Mika had his own trials with the gaffer. Being an extremely fast-paced and technical job which relies heavily on the duality of a Director of Photography and gaffer (that’s the guy who does all the lighting), a common language would be helpful. But in this case, there is none. Only way for Mika to communicate – and they even had a translator, but really you have to know the terms and the equipment so well to be able to be helpful – was by drawing the style of equipment they needed. Later on he looked like he had been drive over by a truck…
We enjoyed a nice dinner at the restaurant Nola. Well, there was one hiccup: a woman came in with a scruffy dog. I’ve seen her there before, and warned Mika: she has absolutely no control over her dog. And it became very apparent quickly: the dog was sniffing under everyone’s table, and that’s fine for me (for others it may be a nuisance, but I like dogs, although I’m a bit allergic to them so I try not petting too much), but in addition to this, the dog is fucking loud. He barks out happily, loudly, randomly and constantly – and even that is bearable. Like I said, I like dogs. Sometimes, dogs do bark. But what I can’t stand is people who can’t handle their dogs. If you want a dog so badly, at least take a moment to learn to work with it. What she was doing was rather appalling: when the dog wanted to go somewhere, she grabbed it by the tail and dragged it. Of course, it was yelping. And when it did that, she slapped it in the head. So the dog was totally confused: whatever it was doing was apparently wrong.
We had to move inside before getting into a fight with this madame. Fuck her. Some people shouldn’t have a dog…

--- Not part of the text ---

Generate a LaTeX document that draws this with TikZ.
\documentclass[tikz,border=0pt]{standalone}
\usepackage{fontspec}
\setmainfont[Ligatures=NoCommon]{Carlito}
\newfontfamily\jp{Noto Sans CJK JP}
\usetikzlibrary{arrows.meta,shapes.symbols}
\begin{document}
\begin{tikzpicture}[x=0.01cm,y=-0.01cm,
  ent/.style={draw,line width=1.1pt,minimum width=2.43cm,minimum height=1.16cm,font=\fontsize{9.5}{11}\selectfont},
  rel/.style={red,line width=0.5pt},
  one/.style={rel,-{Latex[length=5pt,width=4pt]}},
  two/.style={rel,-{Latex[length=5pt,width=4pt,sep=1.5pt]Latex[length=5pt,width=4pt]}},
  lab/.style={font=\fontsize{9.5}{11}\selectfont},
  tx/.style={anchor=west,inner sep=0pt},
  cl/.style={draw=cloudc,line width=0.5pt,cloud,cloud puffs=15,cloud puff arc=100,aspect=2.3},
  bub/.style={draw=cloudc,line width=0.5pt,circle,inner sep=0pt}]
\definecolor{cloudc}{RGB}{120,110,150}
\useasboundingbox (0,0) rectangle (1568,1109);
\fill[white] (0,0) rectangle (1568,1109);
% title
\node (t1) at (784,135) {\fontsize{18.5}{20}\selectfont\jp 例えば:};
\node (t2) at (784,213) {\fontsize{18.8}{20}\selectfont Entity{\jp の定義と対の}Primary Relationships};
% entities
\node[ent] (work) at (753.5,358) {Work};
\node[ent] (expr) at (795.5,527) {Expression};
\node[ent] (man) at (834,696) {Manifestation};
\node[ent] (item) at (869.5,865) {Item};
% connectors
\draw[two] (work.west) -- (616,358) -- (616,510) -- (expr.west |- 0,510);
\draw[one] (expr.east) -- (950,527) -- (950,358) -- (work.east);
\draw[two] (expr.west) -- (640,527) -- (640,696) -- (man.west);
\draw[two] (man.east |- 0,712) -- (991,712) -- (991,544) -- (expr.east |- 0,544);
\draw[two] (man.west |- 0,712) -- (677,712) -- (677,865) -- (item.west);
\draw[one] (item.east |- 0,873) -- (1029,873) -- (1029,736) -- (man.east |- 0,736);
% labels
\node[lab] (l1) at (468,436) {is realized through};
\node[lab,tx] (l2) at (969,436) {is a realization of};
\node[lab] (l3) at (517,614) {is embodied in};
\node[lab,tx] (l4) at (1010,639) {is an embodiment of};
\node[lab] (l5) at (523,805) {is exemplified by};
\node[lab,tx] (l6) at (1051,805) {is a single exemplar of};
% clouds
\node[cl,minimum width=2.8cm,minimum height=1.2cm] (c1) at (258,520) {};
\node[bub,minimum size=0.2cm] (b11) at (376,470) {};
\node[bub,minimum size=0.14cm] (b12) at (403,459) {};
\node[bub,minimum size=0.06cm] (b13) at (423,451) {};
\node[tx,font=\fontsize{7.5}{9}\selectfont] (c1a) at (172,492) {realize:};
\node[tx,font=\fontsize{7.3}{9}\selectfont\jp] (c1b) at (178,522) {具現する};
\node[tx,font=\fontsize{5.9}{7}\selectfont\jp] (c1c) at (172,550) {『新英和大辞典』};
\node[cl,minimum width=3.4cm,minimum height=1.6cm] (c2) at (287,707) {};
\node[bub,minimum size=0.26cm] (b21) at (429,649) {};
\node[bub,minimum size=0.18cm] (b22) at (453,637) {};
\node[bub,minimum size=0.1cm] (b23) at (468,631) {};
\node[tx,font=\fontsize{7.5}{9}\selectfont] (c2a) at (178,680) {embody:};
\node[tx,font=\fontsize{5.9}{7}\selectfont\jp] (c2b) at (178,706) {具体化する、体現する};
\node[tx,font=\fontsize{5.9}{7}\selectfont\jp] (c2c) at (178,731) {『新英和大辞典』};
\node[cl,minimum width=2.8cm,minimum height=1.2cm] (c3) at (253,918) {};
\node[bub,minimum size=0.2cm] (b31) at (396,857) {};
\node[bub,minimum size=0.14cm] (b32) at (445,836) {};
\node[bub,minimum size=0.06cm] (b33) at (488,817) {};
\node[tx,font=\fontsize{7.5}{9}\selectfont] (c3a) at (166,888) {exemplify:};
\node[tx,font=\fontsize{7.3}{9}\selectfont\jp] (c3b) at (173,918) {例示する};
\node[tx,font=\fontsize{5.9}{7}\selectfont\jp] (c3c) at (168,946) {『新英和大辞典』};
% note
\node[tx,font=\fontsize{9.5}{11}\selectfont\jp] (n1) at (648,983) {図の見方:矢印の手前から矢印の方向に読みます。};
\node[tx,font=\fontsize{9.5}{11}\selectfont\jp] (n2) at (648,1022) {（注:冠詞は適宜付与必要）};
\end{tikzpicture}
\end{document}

Later, I introduced Maggie’s to Mika. It was another rather slow night, although it was nearly midnight on Saturday. The same band was playing the same versions of the same songs, as they have done every day for the last God knows how many years… My friend bartender was there, so were the pretty girls who spotted me – the big tattooed guy – instantly and came swarming about. We had few drinks there with Mika, talking about everything between the Earth and the sky above it, and I did a bit more of people-ogling. This time, a group of ugly fat businessmen had parked their asses into one of the cabinets, and pretty callgirls were swarming around them. The evening was headed for something I’d rather not picture, and didn’t care to stay to witness more, so we decided it’s time to head back home.